GeeGee · May 20, 2015, 9:39am

That’s quiet disappointing.

Rsync and Dropbox can detect where in a file the change occurs and can insert it at the right position when syncing. That’s much more effective. Think on a TrueCrypt-Container that needs to be synced: the current algorith will have to sync the whole file in almost any case

canton7 · May 20, 2015, 9:41am

IIRC TrueCrypt contains completely change on any save? That’s kind of the point of a secure container. So not even Dropbox/Rsync would be able to cope…

calmh · May 20, 2015, 10:18am

That’s not how Truecrypt behaves. It’s a disk image like any other, except encrypted. If you write a 1 MB file to it, you’ll get 1 MB of changed data (plus some blocks of filesystem metadata etc) which we’ll transfer as efficiently as anything else.

I still see this as a theoretical thing, with only Photoshop files so far being mentioned as an example of something real world that would benefit from rolling checksums, and then only in corner cases.

And rolling checksums are by their nature something peer-to-peer, not really easily implemented for a cluster such as syncthing.

@GeeGee What’s the actual use case that you are desperately looking to solve?

GeeGee · May 29, 2015, 9:06am

As I moved from truecrypt to encfs due to the problem mentioned here, it now only applies to PST-files from Outlook.

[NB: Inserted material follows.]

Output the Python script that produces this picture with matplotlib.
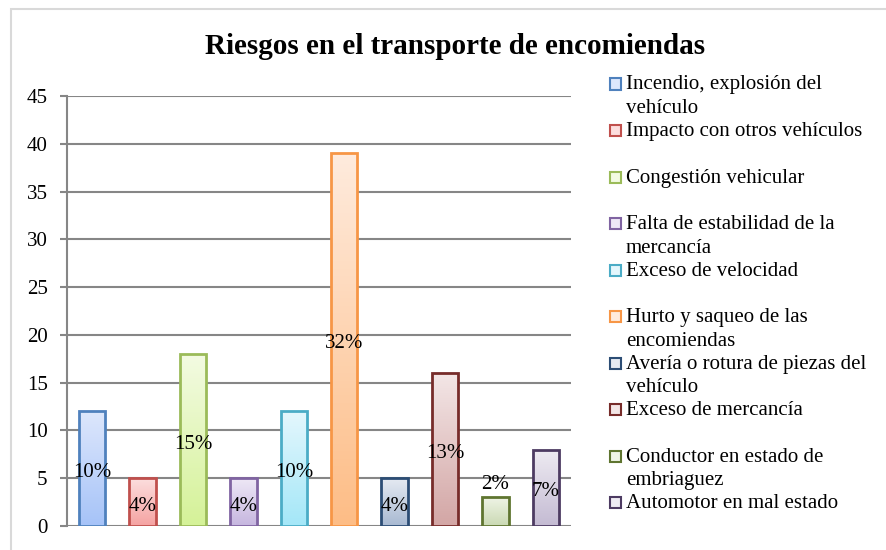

The rsync-algorithm is available to the public. Why isn’t syncthing adopting something that is working very well?

AudriusButkevicius · May 29, 2015, 9:22am

Because rsync uses rolling hashes, which are not cryptographically secure, which is one of the properties which syncthing requires in order to prevent spoofing/DoS. We’d need a cryptographically secure rolling hash, which most likely means inventing our own crypto, which is never a good thing.

Plus, rsync relies on variable block size, which would make it very hard for synchting to maintain an index. There is already a large discussion about this in another thread, I am sure if you search for rolling hash you’ll be able to find it.

calmh · May 29, 2015, 10:24am

According to what I can see, PST files use a block based database structure that should be very well suited to our sync algorithm. Again, do you see an actual problem here, in practice?

stevenroose · May 30, 2015, 10:24pm

What do you mean with

rsync uses rolling hashes, which are not cryptographically secure

When is a (rolling) hash function cryptographically secure?

AudriusButkevicius · May 30, 2015, 10:39pm

When it’s designed to be.

I am not aware of a cryptographically secure rolling hash. Though you could implement rsync like comparing, it would just be a largeamount of work.

stevenroose · May 30, 2015, 10:50pm

Well, ok. What I don’t get though, is why that is important for spoofing/DoS. Aren’t two connected syncthing devices supposed to trust each other?

AudriusButkevicius · May 30, 2015, 10:57pm

It’s (I guess) more todo with the likeness of collisions, given we trust a 64 byte hash for each 128kb worth of data, for potentially terabytes of it in total.

calmh · May 31, 2015, 5:08am

The point is more that it prevents working from a known index and distributing requests among peers. Syncing a file using a rolling checksum is an operation performed by two participants who both read through the file at the same time and reporting their findings. Also it’s not necessary as the current setup works perfectly fine for all so far mentioned use cases.